God is good. All the time. All the time. God is good. Growing up in the church I had this drilled into me and would probably participate in the back-and-forth recital of it in my sleep. Recently however, I realized that I was not entirely convinced of its truth. But I’m His faithfulness, this summer God has really helped me to believe that He is good and wants what is best for me.
The day before my trip to Haiti I was given news that rocked my world. It put into question the biggest dream I have had for my since I was a little girl. In Haiti I saw extreme poverty, systems that did not work and too many orphaned children. Over summer I have really struggled with my worth and identity. Through it all though God gave me an unexplainable joy that strengthened me each day. I was able to speak life into others while finding truth for myself in Jesus.
“You keep track of all my sorrows. You have collected all my tears in your bottle. You have recorded each one in your book.”
Jesus cares that my heart was breaking and that my worth was not being found in Him. He is with me while I am ugly crying (every fortnight…) and when I am questioning why things happen. Not only that but He holds my sorrows and turns them into joy. The deeper my sorrows have been, the deeper the joy that He gives me has been.
I arrived at summer camp not knowing a soul and not having my phone during the week to contact my friends and family back home. This forced me to turn to God when I was tired for energy; when I was frustrated for patience; when I was doubting for confidence; when I was grieving for joy. He was faithful in providing me with community to love and support me, and for very gently challenging me to put my hope and identity back in Him.
It has been a tough summer of growth, but I feel closer to who I am meant to be each day. I am looking forward to continue walking out this growing season of rediscovering me and leaning more and more into Jesus. I may not be meeting my earthly standards of what, where and who I should be, but I have hope that I am becoming closer to who Jesus made me to be – which gives me so much peace and joy!
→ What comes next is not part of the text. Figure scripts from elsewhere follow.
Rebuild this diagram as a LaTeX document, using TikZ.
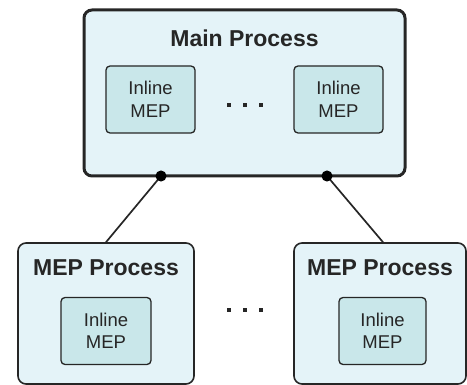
\documentclass[tikz,border=0pt]{standalone}
\usepackage{fontspec}
\setmainfont{Liberation Sans}

\definecolor{procfill}{HTML}{E4F3F8}
\definecolor{mepfill}{HTML}{C9E7EA}
\definecolor{edge}{HTML}{262626}

\begin{document}
\begin{tikzpicture}[x=1pt, y=-1pt,
    procbox/.style={draw=edge, fill=procfill, rounded corners=8pt, inner sep=0pt},
    mepbox/.style={draw=edge, fill=mepfill, line width=1.3pt, rounded corners=4pt, inner sep=0pt,
        minimum height=67pt, align=center, text=edge, font=\fontsize{18.5}{22.5}\selectfont},
    title/.style={text=edge, font=\fontsize{23}{26}\selectfont\bfseries},
    dotsrow/.style={text=edge, inner sep=0pt},
    joint/.style={circle, draw=black, fill=black, line width=1pt, inner sep=0pt, minimum size=10pt}]
\useasboundingbox (0,0) rectangle (467,385);
% main process
\node (main)[procbox, line width=3pt, minimum width=321pt, minimum height=166pt] at (244.5,93) {};
\node (mainT)[title] at (244.5,38) {Main Process};
\node (in1)[mepbox, minimum width=89pt] at (150.5,99.5) {Inline\\MEP};
\node (in2)[mepbox, minimum width=89pt] at (338.5,99.5) {Inline\\MEP};
\node (dots1)[dotsrow] at (245,105) {\rule{3.5pt}{3.5pt}\hspace{12.5pt}\rule{3.5pt}{3.5pt}\hspace{12.5pt}\rule{3.5pt}{3.5pt}};
% MEP processes
\node (mepl)[procbox, line width=1.6pt, minimum width=176pt, minimum height=141pt] at (106,313.5) {};
\node (meplT)[title] at (106,268) {MEP Process};
\node (in3)[mepbox, minimum width=90pt] at (106,331) {Inline\\MEP};
\node (mepr)[procbox, line width=1.6pt, minimum width=172pt, minimum height=141pt] at (380,313.5) {};
\node (meprT)[title] at (380,268) {MEP Process};
\node (in4)[mepbox, minimum width=87pt] at (382.5,331) {Inline\\MEP};
\node (dots2)[dotsrow] at (245,310) {\rule{3.5pt}{3.5pt}\hspace{12.5pt}\rule{3.5pt}{3.5pt}\hspace{12.5pt}\rule{3.5pt}{3.5pt}};
% connections
\coordinate (jl) at (161,176);
\coordinate (jr) at (327,176);
\draw[line width=1.7pt, draw=edge] (jl) -- (mepl.north);
\draw[line width=1.7pt, draw=edge] (jr) -- ([xshift=3pt]mepr.north);
\node (jlDot)[joint] at (jl) {};
\node (jrDot)[joint] at (jr) {};
\end{tikzpicture}
\end{document}
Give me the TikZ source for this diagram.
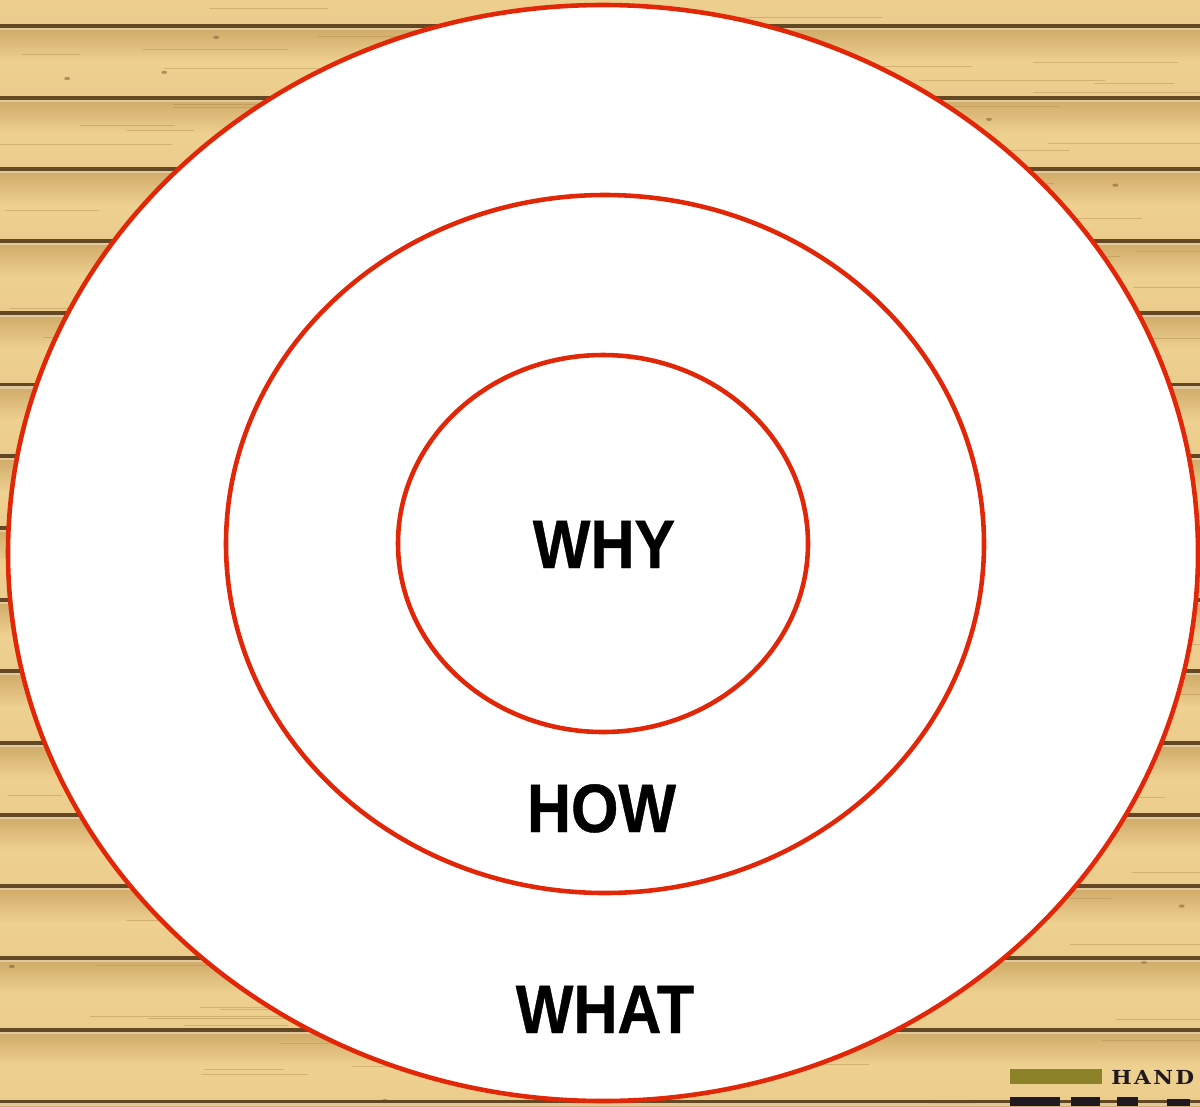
\documentclass[tikz,border=0pt]{standalone}
\usepackage{fontspec}
\setmainfont{Liberation Sans}
\newfontfamily\labelfont[FakeStretch=0.89,FakeBold=0.6]{Liberation Sans}
\newfontfamily\logofont[FakeStretch=1.12,LetterSpace=12]{DejaVu Serif Bold}
\definecolor{ringred}{RGB}{226,38,8}
\definecolor{woodlight}{RGB}{238,208,144}
\definecolor{wooddark}{RGB}{206,168,102}
\definecolor{seam}{RGB}{100,72,36}
\definecolor{grain}{RGB}{170,132,72}
\definecolor{olive}{RGB}{140,130,42}
\definecolor{logoink}{RGB}{32,26,32}
\tikzset{
  ring/.style={draw=ringred, line width=2.6pt, fill=white},
  wordlabel/.style={font=\labelfont\bfseries\fontsize{39}{39}\selectfont, text=black, anchor=base, inner sep=0pt},
  seamline/.style={draw=seam, line width=2.2pt},
  seamlight/.style={draw=white, opacity=0.35, line width=1.2pt},
  grainline/.style={draw=grain, opacity=0.4, line width=0.5pt}
}
\begin{document}
\begin{tikzpicture}[x=0.02cm, y=-0.02cm]
\useasboundingbox (0,0) rectangle (1200,1106);
\clip (0,0) rectangle (1200,1106);
% wood planks
\foreach \i in {-1,...,15} {
  \pgfmathsetmacro{\ya}{26+71.7*\i}
  \pgfmathsetmacro{\yb}{26+71.7*(\i+1)}
  \shade[top color=wooddark, bottom color=woodlight!90!wooddark, middle color=woodlight]
    (0,\ya) rectangle (1200,\yb);
}
% grain
\pgfmathsetseed{7}
\foreach \k in {1,...,180} {
  \pgfmathsetmacro{\gx}{rnd*1150}
  \pgfmathsetmacro{\gy}{rnd*1106}
  \pgfmathsetmacro{\gl}{40+rnd*160}
  \draw[grainline] (\gx,\gy) -- ++(\gl,0);
}
\foreach \k in {1,...,40} {
  \pgfmathsetmacro{\kx}{rnd*1190}
  \pgfmathsetmacro{\ky}{rnd*1106}
  \fill[seam, opacity=0.45] (\kx,\ky) ellipse [x radius=3, y radius=1.6];
}
% seams
\foreach \i in {0,...,15} {
  \pgfmathsetmacro{\ys}{26+71.7*\i}
  \draw[seamline] (0,\ys) -- (1200,\ys);
  \draw[seamlight] (0,\ys+3) -- (1200,\ys+3);
}
% logo fragment bottom right
\fill[olive] (1010,1069) rectangle (1102,1084);
\node[font=\logofont\fontsize{11}{11}\selectfont, text=logoink, anchor=base west, inner sep=0pt] (logo) at (1111,1084) {HAND};
\fill[logoink] (1010,1097) rectangle (1060,1106);
\fill[logoink] (1071,1097) rectangle (1100,1106);
\fill[logoink] (1117,1097) rectangle (1138,1106);
\fill[logoink] (1167,1099) rectangle (1190,1106);
% rings
\draw[ring] (603,553) ellipse [x radius=595, y radius=548];
\draw[ring] (605,544) ellipse [x radius=379, y radius=349];
\draw[ring] (603,543.5) ellipse [x radius=205, y radius=188.5];
% labels
\node[wordlabel] (why) at (604,568) {WHY};
\node[wordlabel] (how) at (601.5,832) {HOW};
\node[wordlabel] (what) at (605,1033) {WHAT};
\end{tikzpicture}
\end{document}
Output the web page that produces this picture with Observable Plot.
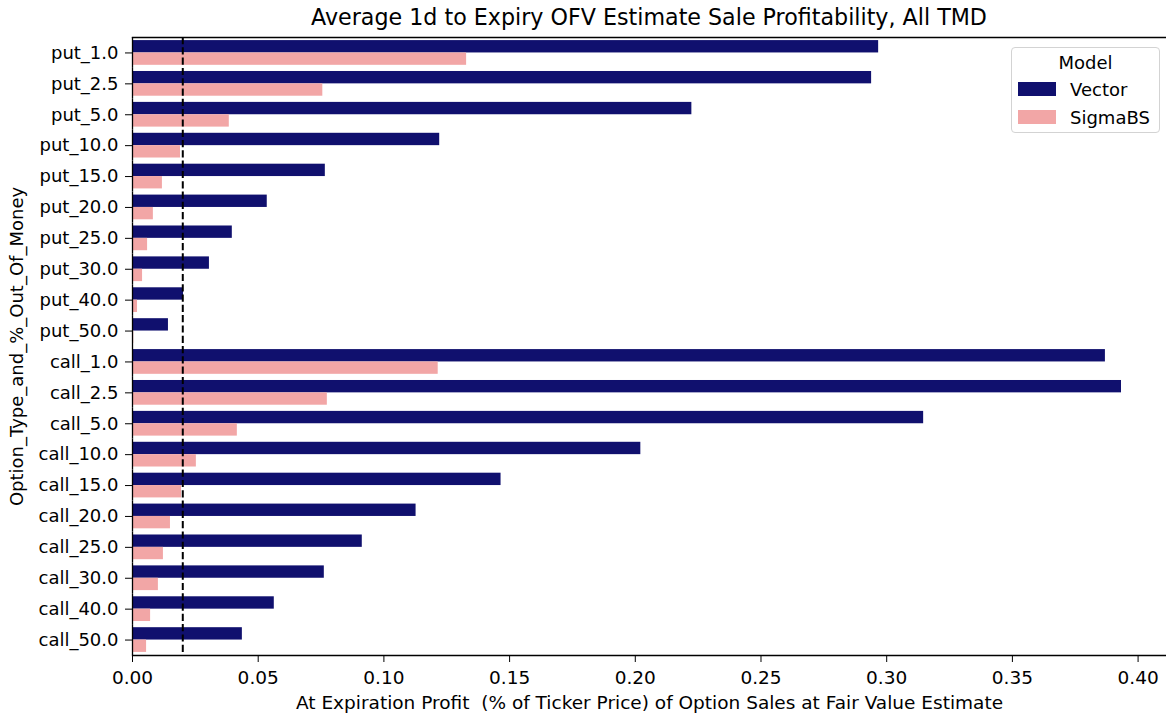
<!DOCTYPE html>
<html>
<head>
<meta charset="utf-8">
<script src="https://cdn.jsdelivr.net/npm/d3@7"></script>
<script src="https://cdn.jsdelivr.net/npm/@observablehq/plot@0.6"></script>
<style>
  html, body { margin: 0; padding: 0; background: white; }
  body { width: 1166px; height: 714px; position: relative; font-family: "DejaVu Sans", sans-serif; color: black; overflow: hidden; }
  #title { height: 35px; line-height: 35px; padding-left: 132px; width: 1034px; text-align: center; font-size: 22.2px; white-space: nowrap; }
  #chart { height: 679px; }
  #legend { position: absolute; left: 1011px; top: 47px; width: 147px; height: 84px; border: 1px solid #d3d3d3; border-radius: 4px; background: rgba(255,255,255,0.8); font-size: 18px; }
  #legend .ttl { position: absolute; left: 0; width: 100%; top: 4px; text-align: center; line-height: 22px; }
  #legend .row { position: absolute; left: 6px; height: 22px; line-height: 22px; white-space: nowrap; }
  #legend .sw { display: inline-block; width: 38px; height: 14px; vertical-align: middle; margin-right: 14px; position: relative; top: -2px; }
</style>
</head>
<body>
<div id="title">Average 1d to Expiry OFV Estimate Sale Profitability, All TMD</div>
<div id="chart"></div>
<div id="legend"></div>
<script>
const categories = ["put_1.0","put_2.5","put_5.0","put_10.0","put_15.0","put_20.0","put_25.0","put_30.0","put_40.0","put_50.0",
                    "call_1.0","call_2.5","call_5.0","call_10.0","call_15.0","call_20.0","call_25.0","call_30.0","call_40.0","call_50.0"];
const models = ["Vector", "SigmaBS"];
const vectorValues = [0.2968, 0.2940, 0.2225, 0.1222, 0.0767, 0.0536, 0.0397, 0.0306, 0.0203, 0.0143,
                      0.3870, 0.3934, 0.3147, 0.2022, 0.1466, 0.1128, 0.0914, 0.0763, 0.0564, 0.0437];
const sigmaValues  = [0.1329, 0.0757, 0.0385, 0.0191, 0.0119, 0.0083, 0.0060, 0.0040, 0.0020, 0.0005,
                      0.1216, 0.0775, 0.0417, 0.0254, 0.0195, 0.0151, 0.0123, 0.0103, 0.0072, 0.0056];
const modelColors = ["#10106e", "#f2a6a6"];
const xTicks = [0, 0.05, 0.10, 0.15, 0.20, 0.25, 0.30, 0.35, 0.40];
const xMax = 0.4113;
const threshold = 0.02;
const xLabel = "At Expiration Profit  (% of Ticker Price) of Option Sales at Fair Value Estimate";
const yLabel = "Option_Type_and_%_Out_Of_Money";

const table = categories.flatMap((c, i) => [
  {cat: c, model: models[0], value: vectorValues[i]},
  {cat: c, model: models[1], value: sigmaValues[i]}
]);

const chart = Plot.plot({
  width: 1166,
  height: 679,
  marginLeft: 132,
  marginRight: 0,
  marginTop: 2,
  marginBottom: 59,
  style: {fontFamily: "DejaVu Sans, sans-serif", fontSize: "18px", color: "black", background: "white", overflow: "visible"},
  x: {domain: [0, xMax]},
  y: {domain: models, paddingInner: 0, paddingOuter: 0.25, round: false, axis: null},
  fy: {domain: categories, padding: 0, round: false, axis: null},
  color: {domain: models, range: modelColors},
  marks: [
    Plot.barX(table, {x: "value", y: "model", fy: "cat", fill: "model"}),
    Plot.ruleX([threshold], {stroke: "black", strokeWidth: 2, strokeDasharray: "7.2,3.1"}),
    Plot.ruleX([0], {stroke: "black", strokeWidth: 1.3}),
    Plot.frame({anchor: "top", facetAnchor: "top", stroke: "black", strokeWidth: 1.3}),
    Plot.frame({anchor: "bottom", facetAnchor: "bottom", stroke: "black", strokeWidth: 1.3}),
    Plot.axisX({ticks: xTicks, tickFormat: d3.format(".2f"), tickSize: 7, tickPadding: 8,
                label: xLabel, labelAnchor: "center", labelArrow: "none", labelOffset: 53,
                fontSize: "18.5px"}),
    Plot.axisFy({anchor: "left", tickSize: 7, tickPadding: 7,
                 label: yLabel, labelAnchor: "center", labelOffset: 122})
  ]
});
document.getElementById("chart").appendChild(chart);

const legend = document.getElementById("legend");
const ttl = document.createElement("div");
ttl.className = "ttl";
ttl.textContent = "Model";
legend.appendChild(ttl);
models.forEach((m, i) => {
  const row = document.createElement("div");
  row.className = "row";
  row.style.top = (31 + i * 28) + "px";
  const sw = document.createElement("span");
  sw.className = "sw";
  sw.style.background = modelColors[i];
  row.appendChild(sw);
  row.appendChild(document.createTextNode(m));
  legend.appendChild(row);
});
</script>
</body>
</html>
“I pray that God, the source of hope, will fill you completely with joy and peace because you trust in him. Then you will overflow with confident hope through the power of the Holy Spirit.”
Both of these verses God gave me at pivotal moments this summer through wonderful friends and mentors, which is another testament to His goodness and faithfulness. Even in my doubt and in the days where I have not turned to Him with my pain, He hunts me down and showers me with love. He is a good, good Father.